吕仲良幼时便拜在一位杏林高手门下,习得医术,更在恩师引荐之下,入京参加了太医院选拔。当年吕仲良入职太医院,本想将老恩师也接入京中,没想到老恩师拒绝了他。
此后虽年年上门恭请,接连三年都被回绝了。之后恩师离乡成了一名游医,难觅行踪,吕仲良没想到他们竟然在这等偏远的城里再次相会。
多年未见,吴守道却处之泰然,态度不见生疏。他放下手里的药材,双脚落地站起身,自然而然地吩咐:“你来得正好,这些药材需得碾碎了,我随他们去一趟,你留在这儿继续碾药吧。”
“是。”吕仲良毕恭毕敬,低头等吴守道从跟前走过,自觉代替他坐在那个位置上,双脚踩上碾轮两侧的把手。
成为太医多年,这样的事久未经手,都有底下人处理得妥当,吕仲良的动作开始还有些生疏。
班贺面上带着看热闹的稀奇,自打认识吕大夫那天起,就从未见过他如此谦卑拘谨的模样。
吴守道拿上药箱,笑呵呵道:“咱们走吧。”
那三人离开,小医馆里只有生铁与切碎的药材摩擦的声音沙沙作响。片刻,碾药的声音停止,寂静中响起一声叹息,吕仲良竟一时拿不准,这地方来得到底对是不对了。
第41章 大夫
大夫很快被请来,穆柯披着班贺送来的棉衣,揭开身上的被子以供大夫检查,下半身却轻易不能移动,额头上冷汗涔涔,面露疼痛之色。
吴守道上手捏了捏,兼之言语询问,经验老到的大夫没费多大功夫就下了定论。他那一跤伤到了骨头,得上夹板固定,在床上休养。
伤筋动骨的事情,无论如何着急,也是无法立刻恢复的。穷困潦倒相依为命的只有祖孙两人,现下他不得不卧床养伤,孙女该怎么办?穆柯苦着一张脸沉默不语,为今后的日子发愁。
别的东西不说,木头有的是,班贺问过吴守道需要的木板尺寸,让阿毛回去拿来。
吴守道坐在床边凳子上,取出笔墨撰写药方,兀自道:“去年就告诉过你,你的身体不堪劳累,早该歇息休养了。一身旧疾陈伤淤积,经年累月愈发严重,这回再不能不听劝阻了。”
说话间的语气神态,都表明他们相识,班贺并不意外。吴大夫医术高超,诊费收取也只是象征性收上一点,正如他那家医馆的名字,济民行善,医过的病人不胜枚举。

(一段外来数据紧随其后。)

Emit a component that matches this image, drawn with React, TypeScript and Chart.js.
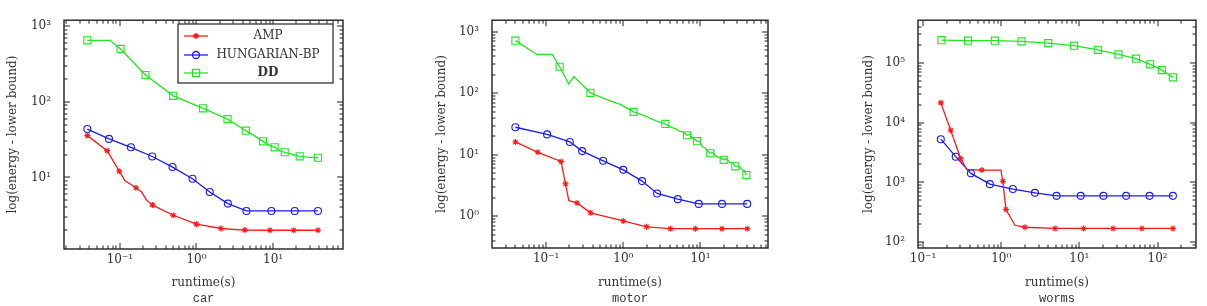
import React, { useEffect, useRef } from 'react';
import { Chart, registerables } from 'chart.js';
import { drawPoint } from 'chart.js/helpers';

Chart.register(...registerables);

// ---------- data: car ----------
const carAmpX = [0.0375, 0.068, 0.098, 0.116, 0.162, 0.192, 0.223, 0.267, 0.497, 1.0, 2.08, 4.27, 9.1, 18.6, 38.6];
const carAmpY = [35.7, 22.6, 12.1, 9.1, 7.3, 6.4, 5.0, 4.3, 3.16, 2.41, 2.11, 2.01, 2.0, 2.0, 2.0];
const carAmpMarks = [0, 1, 2, 4, 7, 8, 9, 10, 11, 12, 13, 14];
const carHunX = [0.0375, 0.072, 0.139, 0.264, 0.487, 0.887, 1.49, 2.57, 4.49, 9.5, 19.2, 38.6];
const carHunY = [43.6, 32.3, 25, 18.9, 13.7, 9.6, 6.4, 4.5, 3.6, 3.6, 3.6, 3.6];
const carHunMarks = [0, 1, 2, 3, 4, 5, 6, 7, 8, 9, 10, 11];
const carDdX = [0.0375, 0.074, 0.102, 0.216, 0.497, 1.22, 2.54, 4.4, 5.6, 7.4, 9.0, 10.5, 12.3, 14.2, 17.5, 22.3, 28, 38.6];
const carDdY = [650, 650, 500, 226, 120, 82, 59, 41.5, 36, 30, 26.5, 25, 22.5, 21.5, 20.3, 19, 18.6, 18.2];
const carDdMarks = [0, 2, 3, 4, 5, 6, 7, 9, 11, 13, 15, 17];
const carXRange = [0.0186, 82];
const carYRange = [1.13, 1200];

// ---------- data: motor ----------
const motorAmpX = [0.04, 0.078, 0.156, 0.178, 0.197, 0.252, 0.376, 1.0, 2.0, 4.08, 8.6, 19, 40.3];
const motorAmpY = [16.2, 11, 7.8, 3.39, 1.8, 1.65, 1.14, 0.84, 0.675, 0.63, 0.63, 0.63, 0.63];
const motorAmpMarks = [0, 1, 2, 3, 5, 6, 7, 8, 9, 10, 11, 12];
const motorHunX = [0.04, 0.103, 0.203, 0.293, 0.548, 1.0, 1.75, 2.74, 5.08, 9.5, 19, 40.3];
const motorHunY = [28.1, 21.5, 16.2, 11.5, 8.0, 5.7, 3.74, 2.35, 1.9, 1.59, 1.59, 1.59];
const motorHunMarks = [0, 1, 2, 3, 4, 5, 6, 7, 8, 9, 10, 11];
const motorDdX = [0.04, 0.076, 0.12, 0.15, 0.196, 0.228, 0.375, 0.6, 0.916, 1.36, 2.0, 2.6, 3.51, 4.2, 4.8, 5.4, 6.0, 6.7, 7.3, 8.0, 9.0, 9.8, 10.6, 11.5, 12.4, 13.4, 14.5, 15.6, 17, 18.5, 20, 22, 24, 26, 28.3, 31, 34, 37, 39.3];
const motorDdY = [720, 430, 430, 271, 142, 188, 102, 80, 66, 50, 42, 36, 31.8, 28, 26.5, 24, 23.5, 20.8, 21.5, 18.5, 16.7, 16.5, 13.5, 13, 11.5, 10.6, 11, 9.6, 9.2, 8.9, 8.3, 8.6, 7.4, 7.6, 6.5, 6.6, 5.9, 5.5, 4.68];
const motorDdMarks = [0, 3, 6, 9, 12, 17, 20, 25, 30, 34, 38];
const motorXRange = [0.0199, 75];
const motorYRange = [0.305, 1550];

// ---------- data: worms ----------
const wormsAmpX = [0.169, 0.226, 0.304, 0.363, 0.565, 0.99, 1.05, 1.15, 1.5, 2.01, 4.88, 11.3, 27, 63, 157];
const wormsAmpY = [21500, 7500, 2500, 1650, 1610, 1610, 1050, 352, 192, 178, 170, 170, 170, 170, 170];
const wormsAmpMarks = [0, 1, 2, 4, 6, 7, 9, 10, 11, 12, 13, 14];
const wormsHunX = [0.169, 0.262, 0.41, 0.716, 1.41, 2.7, 5.1, 10.4, 20.3, 39.6, 78.9, 157];
const wormsHunY = [5300, 2700, 1420, 937, 776, 670, 597, 597, 597, 597, 597, 597];
const wormsHunMarks = [0, 1, 2, 3, 4, 5, 6, 7, 8, 9, 10, 11];
const wormsDdX = [0.172, 0.377, 0.83, 1.82, 4.0, 8.55, 17.2, 31.6, 53, 80.5, 113.6, 157];
const wormsDdY = [241000, 236000, 236000, 230000, 215000, 195000, 166000, 139000, 118000, 95000, 76000, 57500];
const wormsDdMarks = [0, 1, 2, 3, 4, 5, 6, 7, 8, 9, 10, 11];
const wormsXRange = [0.0863, 310];
const wormsYRange = [80, 520000];

const seriesNames = ['AMP', 'HUNGARIAN-BP', 'DD'];
const panelNames = ['car', 'motor', 'worms'];
const xTitle = 'runtime(s)';
const yTitle = 'log(energy - lower bound)';

// ---------- styles ----------
const TEXT = '#333';
const SERIF = '"DejaVu Serif", serif';
const MONO = '"Liberation Mono", monospace';
const STYLES = [
  { color: '#ff1a1a', pointStyle: 'star', radius: 3 },
  { color: '#1a1aff', pointStyle: 'circle', radius: 3.5 },
  { color: '#22e622', pointStyle: 'rect', radius: 5 },
];

const PANELS = [
  { left: 0, width: 400, area: [64, 19, 343, 249], yTitleX: 13, legend: true },
  { left: 400, width: 400, area: [492, 16, 768, 248], yTitleX: 441.5, legend: false },
  { left: 800, width: 407, area: [918, 16, 1196, 248], yTitleX: 868.5, legend: false },
];
const H = 306;

const SUP: Record<string, string> = { '-': '⁻', '0': '⁰', '1': '¹', '2': '²', '3': '³', '4': '⁴', '5': '⁵', '6': '⁶', '7': '⁷', '8': '⁸', '9': '⁹' };
function powLabel(v: number) {
  const e = Math.round(Math.log10(v));
  return '10' + String(e).split('').map((c) => SUP[c]).join('');
}
function tickValues(min: number, max: number) {
  const out: number[] = [];
  for (let e = Math.floor(Math.log10(min)); e <= Math.ceil(Math.log10(max)); e++) {
    for (let m = 1; m <= 9; m++) {
      const v = m * Math.pow(10, e);
      if (v >= min * 0.9999 && v <= max * 1.0001) out.push(v);
    }
  }
  return out;
}
function isPow10(v: number) {
  const e = Math.round(Math.log10(v));
  return Math.abs(v / Math.pow(10, e) - 1) < 1e-6;
}

const framePlugin = {
  id: 'pgfFrame',
  afterDraw(chart: any) {
    const ctx = chart.ctx;
    const a = chart.chartArea;
    const xs = chart.scales.x;
    const ys = chart.scales.y;
    const idx = chart.options.plugins.pgfLegend.panel;
    const d = PANEL_DATA[idx];
    const xv = tickValues(d.xr[0], d.xr[1]);
    const yv = tickValues(d.yr[0], d.yr[1]);
    ctx.save();
    ctx.fillStyle = '#222';
    for (const v of xv) {
      const p = Math.round(xs.getPixelForValue(v));
      if (!(p > a.left + 1 && p < a.right - 1)) continue;
      const len = isPow10(v) ? 6 : 3.5;
      ctx.fillRect(p - 0.5, a.bottom - len, 1, len);
      ctx.fillRect(p - 0.5, a.top, 1, len);
    }
    for (const v of yv) {
      const p = Math.round(ys.getPixelForValue(v));
      if (!(p > a.top + 1 && p < a.bottom - 1)) continue;
      const len = isPow10(v) ? 6 : 3.5;
      ctx.fillRect(a.left, p - 0.5, len, 1);
      ctx.fillRect(a.right - len, p - 0.5, len, 1);
    }
    ctx.lineWidth = 1.4;
    ctx.strokeStyle = '#222';
    ctx.strokeRect(a.left, a.top, a.right - a.left, a.bottom - a.top);
    ctx.restore();
  },
};

const legendPlugin = {
  id: 'pgfLegend',
  afterDraw(chart: any, _args: any, opts: any) {
    if (!opts || !opts.show) return;
    const { ctx } = chart;
    const { x, y, w, h, rows, lineX0, lineX1, textX } = opts;
    ctx.save();
    ctx.fillStyle = '#fff';
    ctx.fillRect(x, y, w, h);
    ctx.strokeStyle = '#222';
    ctx.lineWidth = 1.2;
    ctx.strokeRect(x, y, w, h);
    chart.data.datasets.forEach((ds: any, i: number) => {
      const ry = rows[i];
      ctx.strokeStyle = ds.borderColor;
      ctx.lineWidth = ds.borderWidth;
      ctx.beginPath();
      ctx.moveTo(lineX0, ry);
      ctx.lineTo(lineX1, ry);
      ctx.stroke();
      ctx.fillStyle = 'rgba(0,0,0,0)';
      drawPoint(ctx, { pointStyle: ds.pointStyle, radius: ds.legendRadius, borderWidth: 1, rotation: 0 } as any, (lineX0 + lineX1) / 2, ry);
      ctx.fillStyle = TEXT;
      ctx.font = (ds.legendBold ? 'bold ' : '') + '12px ' + SERIF;
      ctx.textAlign = 'center';
      ctx.textBaseline = 'middle';
      ctx.fillText(ds.label, textX, ry);
    });
    ctx.restore();
  },
};

Chart.defaults.font.family = SERIF;
Chart.defaults.font.size = 12;
Chart.defaults.color = TEXT;

function buildDataset(i: number, xs: number[], ys: number[], marks: number[]) {
  const st = STYLES[i];
  return {
    label: seriesNames[i],
    data: xs.map((x, k) => ({ x, y: ys[k] })),
    borderColor: st.color,
    borderWidth: 1.3,
    pointStyle: st.pointStyle,
    pointBorderColor: st.color,
    pointBackgroundColor: 'rgba(0,0,0,0)',
    pointBorderWidth: 1.1,
    pointRadius: (c: any) => (marks.includes(c.dataIndex) ? st.radius : 0),
    legendRadius: st.radius,
    legendBold: i === 2,
    tension: 0,
    fill: false,
  };
}

const PANEL_DATA = [
  {
    datasets: [
      buildDataset(0, carAmpX, carAmpY, carAmpMarks),
      buildDataset(1, carHunX, carHunY, carHunMarks),
      buildDataset(2, carDdX, carDdY, carDdMarks),
    ],
    xr: carXRange,
    yr: carYRange,
  },
  {
    datasets: [
      buildDataset(0, motorAmpX, motorAmpY, motorAmpMarks),
      buildDataset(1, motorHunX, motorHunY, motorHunMarks),
      buildDataset(2, motorDdX, motorDdY, motorDdMarks),
    ],
    xr: motorXRange,
    yr: motorYRange,
  },
  {
    datasets: [
      buildDataset(0, wormsAmpX, wormsAmpY, wormsAmpMarks),
      buildDataset(1, wormsHunX, wormsHunY, wormsHunMarks),
      buildDataset(2, wormsDdX, wormsDdY, wormsDdMarks),
    ],
    xr: wormsXRange,
    yr: wormsYRange,
  },
];

function makeConfig(idx: number): any {
  const p = PANELS[idx];
  const d = PANEL_DATA[idx];
  const [aL, aT, aR, aB] = p.area;
  const titleLH = 12 * 1.2;
  const subLH = 12 * 1.2;
  const padLeft = p.yTitleX - p.left - titleLH / 2;
  const yWidth = aL - p.left - padLeft;
  const subTop = H - subLH;
  const xHeight = subTop - aB;
  const tickCb = (v: any) => (isPow10(Number(v)) ? powLabel(Number(v)) : '');
  return {
    type: 'line',
    data: { datasets: d.datasets },
    options: {
      animation: false,
      responsive: false,
      events: [],
      layout: { padding: { left: padLeft, top: aT, right: p.left + p.width - aR, bottom: 0 } },
      plugins: {
        legend: { display: false },
        tooltip: { enabled: false },
        title: { display: false },
        subtitle: {
          display: true,
          position: 'bottom',
          fullSize: false,
          text: panelNames[idx],
          color: TEXT,
          font: { family: MONO, size: 12, weight: 'normal', lineHeight: 1.2 },
          padding: { top: 0, bottom: 0 },
        },
        pgfLegend: {
          panel: idx,
          show: p.legend,
          x: 178,
          y: 24,
          w: 155,
          h: 59,
          rows: [36, 55, 73],
          lineX0: 184,
          lineX1: 208,
          textX: 268,
        },
      },
      scales: {
        x: {
          type: 'logarithmic',
          min: d.xr[0],
          max: d.xr[1],
          bounds: 'data',
          grid: { display: false, drawTicks: false },
          border: { display: false },
          afterBuildTicks: (s: any) => {
            s.ticks = tickValues(d.xr[0], d.xr[1]).map((v) => ({ value: v }));
          },
          afterFit: (s: any) => {
            s.height = xHeight;
          },
          ticks: { autoSkip: false, maxRotation: 0, padding: 4, callback: tickCb, color: TEXT, font: { size: 12 } },
          title: {
            display: true,
            text: xTitle,
            color: TEXT,
            font: { size: 12, lineHeight: 1.2 },
            padding: { top: 0, bottom: 1.6 },
          },
        },
        y: {
          type: 'logarithmic',
          min: d.yr[0],
          max: d.yr[1],
          bounds: 'data',
          grid: { display: false, drawTicks: false },
          border: { display: false },
          afterBuildTicks: (s: any) => {
            s.ticks = tickValues(d.yr[0], d.yr[1]).map((v) => ({ value: v }));
          },
          afterFit: (s: any) => {
            s.width = yWidth;
          },
          ticks: { autoSkip: false, padding: 13, callback: tickCb, color: TEXT, font: { size: 12 } },
          title: {
            display: true,
            text: yTitle,
            color: TEXT,
            font: { size: 12, lineHeight: 1.2 },
            padding: { top: 0, bottom: 0 },
          },
        },
      },
    },
    plugins: [framePlugin, legendPlugin],
  };
}

function Panel({ idx }: { idx: number }) {
  const ref = useRef<HTMLCanvasElement>(null);
  useEffect(() => {
    if (!ref.current) return;
    const chart = new Chart(ref.current, makeConfig(idx));
    return () => chart.destroy();
  }, [idx]);
  const p = PANELS[idx];
  return (
    <div style={{ position: 'absolute', left: p.left, top: 0, width: p.width, height: H }}>
      <canvas ref={ref} width={p.width} height={H} style={{ display: 'block', width: p.width, height: H }} />
    </div>
  );
}

export default function App() {
  return (
    <div style={{ position: 'absolute', left: 0, top: 0, width: 1207, height: H, background: '#fff', overflow: 'hidden' }}>
      {PANELS.map((_, i) => (
        <Panel key={i} idx={i} />
      ))}
    </div>
  );
}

穆柯望向他,眼中无奈凄凉,无声将自身困境诉诸眼前人。吴守道轻叹一声:“只是让你不要太过劳累,你不是做些糊些扇子、雨伞的活计?那些不用腿也能做,只是少做些,慢慢来。余下的送取,让孙女去做也可。”
看了眼眼眶微红的孙女,穆柯声音老迈沧桑:“我怎么放心得下……”
吴守道搁下笔,双手拈纸,鼓起双颊吹着未干的墨迹:“等你这回伤好了,让她再去医馆帮忙吧。做些抓药煎药的活,不难。”
“她在医术上,并无半点天分,去了反倒怕给大夫添麻烦。”穆柯犹豫着不敢答应,穆青枳没有表现出想去的意愿。
吴大夫心善,早就说过这样的话,提议让穆青枳去医馆做个小学徒,日后学好医术,也能自立。
但正如穆柯所说,穆青枳并无学医的天分。光是看医书就已经令人头如斗大,背诵医书对她而言太难了,根本记不住那些药物特性与专治之症。辨认药材也是行医必学,大多数药材她可以马马虎虎认出来,但遇上外形相近的,就立刻迷糊了。
在医馆里待了两个月,穆青枳难过地向吴大夫道出退缩之意。吴守道没有勉强留她,学任何东西,最重要的就是天赋与意志,没有天赋,尚可凭借坚持的意志刻苦钻研。但既无天赋,又志不在此,强留也无益处。